Veterinarians in WW1
Veterinarians like Harry were desperately needed in WW1. The army relied heavily on horses in those days to pull guns and munitions, and to transport men. Someone needed to take care of these beautiful beasts that served so well.
And so it was that Harry boarded a train carrying troops and horses, destined for Valcartier Camp in Québec.
August 24, 1914: Winnipeg's Finest Heading for the Front
Harry Colebourn's Attestation Paper from WW1
On August 24th, 1914 at one point in the journey, the train stopped at a wide spot in the road called White River in the province of Ontario. White River was a place the Canadian Pacific Railway trains stopped to take on water and coal. It also offered an opportunity to take the horses off for some much needed exercise and water.

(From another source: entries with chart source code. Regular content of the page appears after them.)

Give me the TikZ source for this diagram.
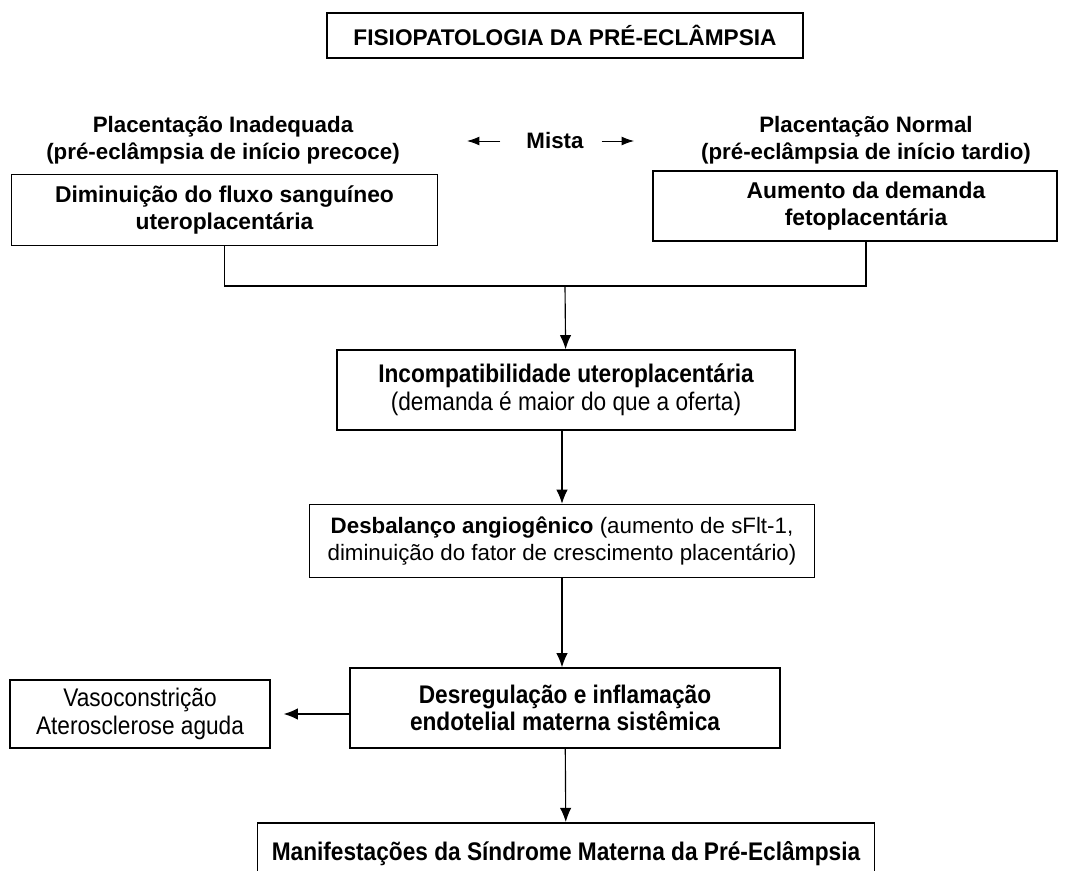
\documentclass[tikz,border=0pt]{standalone}
\usepackage{fontspec}
\setmainfont{Liberation Sans}
\newfontfamily\narrowfont[FakeStretch=0.89]{Liberation Sans}
\usepackage{tikz}
\usetikzlibrary{
  arrows.meta,
  positioning
}

\begin{document}
\begin{tikzpicture}[
  x=0.02cm, y=-0.02cm,
  font=\fontsize{12.7pt}{15.4pt}\selectfont,
  box/.style={draw, line width=0.85pt, align=center, inner sep=0pt},
  boldbox/.style={box, font=\fontsize{13pt}{15.6pt}\selectfont\bfseries},
  label/.style={align=center, font=\fontsize{12.7pt}{15.4pt}\selectfont\bfseries},
  arrow/.style={-{Latex[length=8pt,width=6.5pt]}, line width=0.65pt},
  narrow/.style={font=\fontsize{14.5pt}{15.8pt}\narrowfont}
]
  \useasboundingbox (0,0) rectangle (1067,871);

  % Title
  \node[box, minimum width=476*0.02cm, minimum height=45*0.02cm, font=\fontsize{12.9pt}{14pt}\selectfont\bfseries] (title) at (565,35.5) {FISIOPATOLOGIA DA PRÉ-ECLÂMPSIA};

  % Two kinds of placentation
  \node[label] (inad) at (223,140) {Placentação Inadequada\\(pré-eclâmpsia de início precoce)};
  \node[label] (normal) at (866,140) {Placentação Normal\\(pré-eclâmpsia de início tardio)};
  \node[label] (mista) at (555,141) {Mista};
  \coordinate (mistaL) at (467,141);
  \coordinate (mistaR) at (634,141);
  \draw[arrow, line width=0.5pt, -{Latex[length=7pt,width=5pt]}] (mista.west) ++(-20,0) -- (mistaL);
  \draw[arrow, line width=0.5pt, -{Latex[length=7pt,width=5pt]}] (mista.east) ++(12,0) -- (mistaR);

  \node[boldbox, minimum width=426*0.02cm, minimum height=71*0.02cm] (lbox) at (224.5,210) {Diminuição do fluxo sanguíneo\\uteroplacentária};
  \node[boldbox, minimum width=404*0.02cm, minimum height=70*0.02cm] (rbox) at (855,206) {\hspace*{0.44cm}Aumento da demanda\\\hspace*{0.44cm}fetoplacentária};

  % Joining the two paths
  \coordinate (join) at (565,286);
  \coordinate (rjoin) at (866,286);
  \draw[line width=0.65pt] (lbox.south) |- (rjoin) -- (rjoin |- rbox.south);

  % Main chain
  \node[box, narrow, minimum width=458*0.02cm, minimum height=80*0.02cm] (incomp) at (566,390) {{\bfseries Incompatibilidade uteroplacentária}\\(demanda é maior do que a oferta)};
  \draw[arrow] (join) -- (incomp);

  \node[box, minimum width=505*0.02cm, minimum height=73*0.02cm] (desbal) at (562,541) {{\bfseries Desbalanço angiogênico} (aumento de sFlt-1,\\diminuição do fator de crescimento placentário)};
  \draw[arrow] (incomp.south -| desbal) -- (desbal);

  \node[box, narrow, minimum width=430*0.02cm, minimum height=80*0.02cm, font=\fontsize{14.5pt}{15.8pt}\narrowfont\bfseries] (desreg) at (565,708) {Desregulação e inflamação\\endotelial materna sistêmica};
  \draw[arrow] (desbal) -- (desbal.south |- desreg.north);

  \node[box, narrow, minimum width=260*0.02cm, minimum height=68*0.02cm] (vaso) at (140,714) {Vasoconstrição\\Aterosclerose aguda};
  \draw[arrow] (desreg.west |- vaso) -- ([xshift=13*0.02cm]vaso.east);

  \node[box, minimum width=617*0.02cm, minimum height=70*0.02cm, anchor=north, font=\fontsize{14.5pt}{15.8pt}\narrowfont\bfseries, text depth=0pt] (manif) at (566,822) {\raisebox{8pt}{Manifestações da Síndrome Materna da Pré-Eclâmpsia}};
  \draw[arrow] (desreg) -- (manif);
\end{tikzpicture}
\end{document}
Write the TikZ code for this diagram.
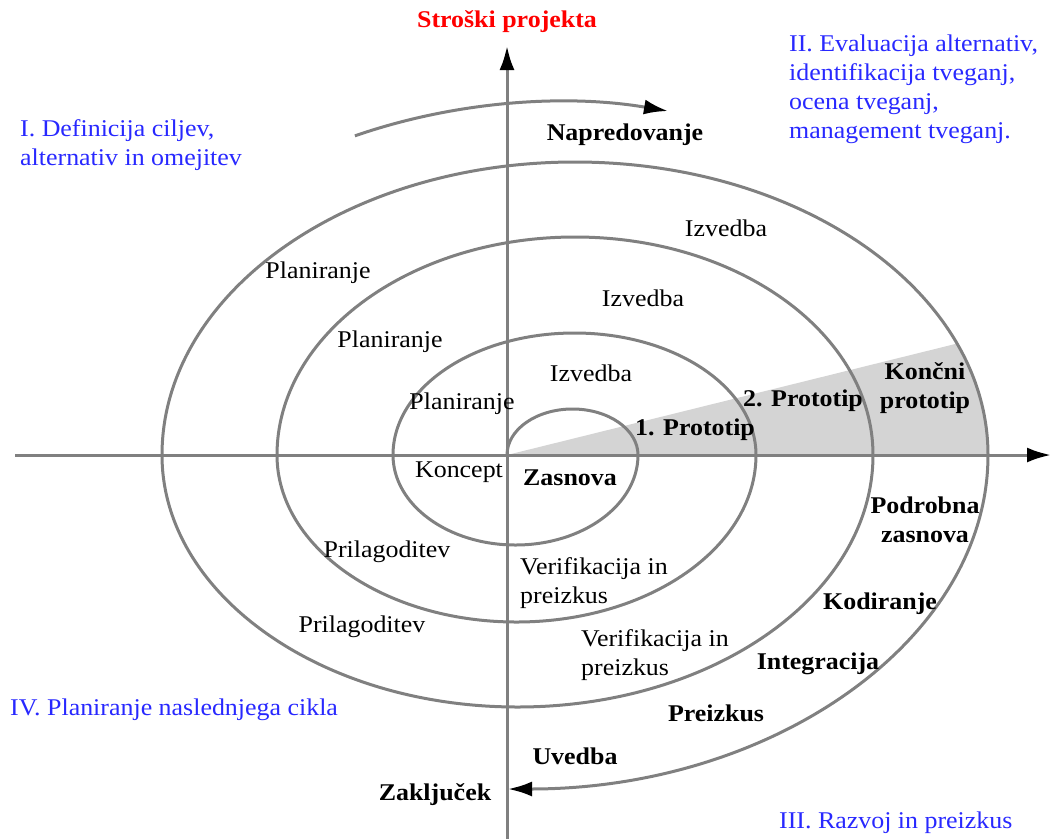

Harry detrained along with the other troops and came across a hunter who had something interesting for sale; an orphaned black bear. The hunter had shot the cub’s mother and was now trying to sell the little she bear. Harry bought her for $20. His diary entry for that day reads:
“Left Port Arthur 7 a.m. In train all day. Bought bear $20.”
Harry named the little bear Winnie after his hometown of Winnipeg.
Harry and Winnie's Journey
Winnie Arrives at Valcartier
Like all of the brave men who signed up to go to war, Harry had to undergo basic training before heading overseas with the Canadian Expeditionary Force (CEF). He and Winnie arrived at Valcartier Camp in Québec and settled in, where Winnie became the mascot for Harry's regiment. Harry so loved the little black bear that she actually slept under his cot.
Winnie at Valcartier Camp
Valcartier Camp 1914
Winnie Crosses the Atlantic
Harry and Winnie sailed with the CEF for England, where Harry continued his training and Winnie won the hearts of the soldiers. They were well known on the Salisbury Plain where the CEF was encamped.
When Harry's regiment was due to cross the channel to France, he was concerned for Winnie's safety on the Western Front. Harry asked the London Zoo to take care of his beloved little bear.
And it was there that the story of Winnie the Pooh began.
Winnie the Pooh
Writer and playwrite Alan Milne (A.A. Milne) happened to be visiting the London Zoo one day with his young son Christopher Robin, when they came upon Winnie. So taken was the young boy with the little bear that Milne promised to write some stories about Winnie. Christopher changed the name of his own stuffed bear from Edward Bear to Winnie.
The character Winnie the Pooh was first introduced to the world in a poem called 'Teddy Bear' that was published in Punch magazine in February 1924. A.A. Milne went on to publish 'Winnie the Pooh' in 1926, 'Now We Are Six' in 1927 and 'The House at Pooh Corner' in 1928.
Harry visited Winnie at the Zoo whenever he was on leave, and he recognized how happy she made people. He decided to donate her to the Zoo permanently instead of taking her home to Canada as he had originally planned. Harry made it safely back to Winnipeg after the war, where he resumed his veterinary practice.
Winnie lived out her days at the London Zoo, where she died in 1934.